The city of Cripple Creek has also entered the fight, with elected leaders unanimously passing a resolution last week that prohibits city employees from enforcing any gun control restrictions that violate the Second Amendment. “The city council further urges Colorado’s United States Senators and Congressional delegation to take stock of their oaths of office and to reject and vote against the efforts of a strident minority to use tragedy as an excuse to infringe on fundamental constitutional rights,” stated city officials in a prepared statement, outlining the town government’s view on this volatile issue.
Cripple Creek is one of a growing number of local governmental entities in Colorado that is officially saying “no way” to more gun control measures, especially if they violate certain provisions of the Second Amendment. “Emotions are high and we all want to increase public safety,” said House Minority Leader, Mark Waller (R) of Colorado Springs in a recent report in The Denver Post. “And the fundamental question is will more gun control enhance public safety? I don’t think so. I don’t see how limiting law-abiding citizens’ Second Amendment rights enhances the overall safety of Colorado communities.”

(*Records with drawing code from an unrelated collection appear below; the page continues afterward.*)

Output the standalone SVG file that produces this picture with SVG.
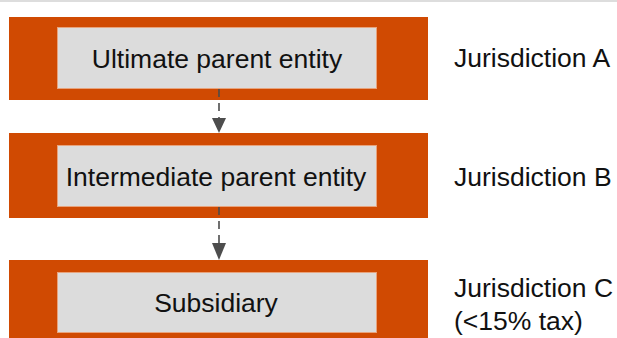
<svg xmlns="http://www.w3.org/2000/svg" width="617" height="338" viewBox="0 0 617 338">
  <defs>
    <style>
      .band { fill: #d04a02; }
      .box { fill: #dcdcdc; stroke: #e8a37c; stroke-width: 1; }
      .lbl { font-family: "Liberation Sans", Arial, sans-serif; font-size: 26.5px; fill: #111111; }
      .mid { text-anchor: middle; }
      .conn { stroke: #4d4d4d; stroke-width: 1.6; stroke-dasharray: 8 6; fill: none; }
      .head { fill: #4d4d4d; }
    </style>
  </defs>
  <rect x="0" y="0" width="617" height="2" fill="#dddddd"/>

  <g id="node-ultimate">
    <rect class="band" x="9" y="17" width="419" height="83"/>
    <rect class="box" x="57.5" y="27.5" width="319" height="61"/>
    <text class="lbl mid" x="217" y="68">Ultimate parent entity</text>
  </g>
  <g id="node-intermediate">
    <rect class="band" x="9" y="133" width="419" height="85"/>
    <rect class="box" x="57.5" y="145.5" width="319" height="61"/>
    <text class="lbl mid" x="216" y="186">Intermediate parent entity</text>
  </g>
  <g id="node-subsidiary">
    <rect class="band" x="9" y="260" width="419" height="78"/>
    <rect class="box" x="57.5" y="272.5" width="319" height="60"/>
    <text class="lbl mid" x="216" y="312">Subsidiary</text>
  </g>

  <g id="labels">
    <text class="lbl" x="454" y="67">Jurisdiction A</text>
    <text class="lbl" x="454" y="186">Jurisdiction B</text>
    <text class="lbl" x="454" y="297">Jurisdiction C</text>
    <text class="lbl" x="454" y="330">(&lt;15% tax)</text>
  </g>

  <g id="connectors">
    <line class="conn" x1="219" y1="89" x2="219" y2="119"/>
    <path class="head" d="M212,118 L226,118 L219,133 Z"/>
    <line class="conn" x1="219" y1="207" x2="219" y2="244"/>
    <path class="head" d="M212,243 L226,243 L219,260 Z"/>
  </g>
</svg>
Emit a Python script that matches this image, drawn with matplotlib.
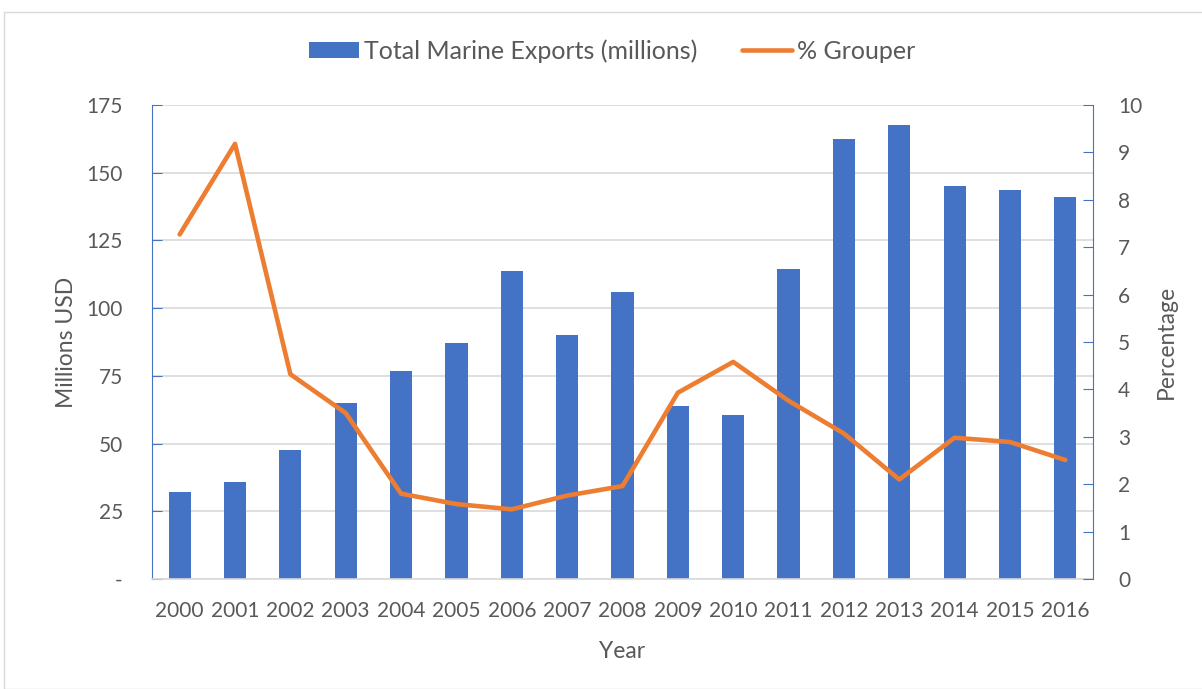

The County Sheriffs of Colorado or CSOC, a non-partisan group of law enforcement officials, have now added their opinion to the debate. Following their meeting in January, they issued a statement on the issue, their Position Paper on Possible Gun Control Legislation. In the five page document, the law enforcement group strongly opposes any legislation that may limit Second Amendment rights.
In its paper, CSOC recommends that all gun control bills should be tabled for at least a year to encourage rational deliberations rather than emotional knee-jerk decisions. They oppose banning assault weapons because the term is vaguely defined and in the past has focused more on the appearance of a particular gun rather than on the actual operation of the gun.
CSOC opposes any restrictions on private sales of guns or any move toward gun registration, based on the belief that the government does not have the right to know who owns a gun or for what reason as long as the weapon is used lawfully. The paper also speaks out against bans of high capacity ammunition magazines, restricting bulk purchases of ammunition, or the creation of a statewide database of concealed carry permit holders.
The CSOC paper also address the issue of mental health and gun violence, claiming that untreated or undertreated mental illness is a more significant contributing factor to gun violence than what kind of gun a severely mentally ill person may own or gain access to. Rather than creating new mandatory reporting requirements for mental health providers and restrictions on gun ownership, CSOC would prefer to see better funding for mental health screening, treatment, and education.
Teller County Sheriff, Mike Ensminger, gave the recent bout of legislative gun control measures the cold shoulder and agrees with the CSOC position. “If we are going to continue to talk about gun control, then we are going to have to change the Second Amendment,” he said.
The sheriff also questioned the media’s obsession with gun control legislation and views the recent tragedies as unfortunate, but very isolated incidents. “We have to deal with reality,” added Ensminger. He noted that only 2 percent of fatal shootings are caused by semi-automatic weapons.
Moreover, he noted that one of the biggest national dilemmas for families and kids involves the child abuse crisis. “Five children a day are dying in the hands of perpetrators who are in a position of trust. That is a real tragedy. We don’t hear anything about that.”
With that said, Ensminger does support legislation that would broaden the current mental health restrictions, enabling law officers more time to evaluate a possibly troubled person or to bar that person from obtaining guns. “That is legitimate,” said the sheriff. As for some of the specific plans being proposed in Colorado , the sheriff said his office is taking a “wait and see” attitude.
Sheriff Ensminger also said that his office would help local school districts enhance their security in the wake of the tragic shootings. He suggested that school administrators might consider having a closed campus.
Ensminger also said that his department would help train school teachers and administrators in the use of firearms for personal protection, but isn’t quite endorsing the position of El Paso County Sheriff Terry Maketa. Maketa has said that he wants to arm and train school staff to carry guns at school. However, since he made his statement, the state legislature has rejected a proposed new law to allow teachers to carry concealed weapons in the classroom.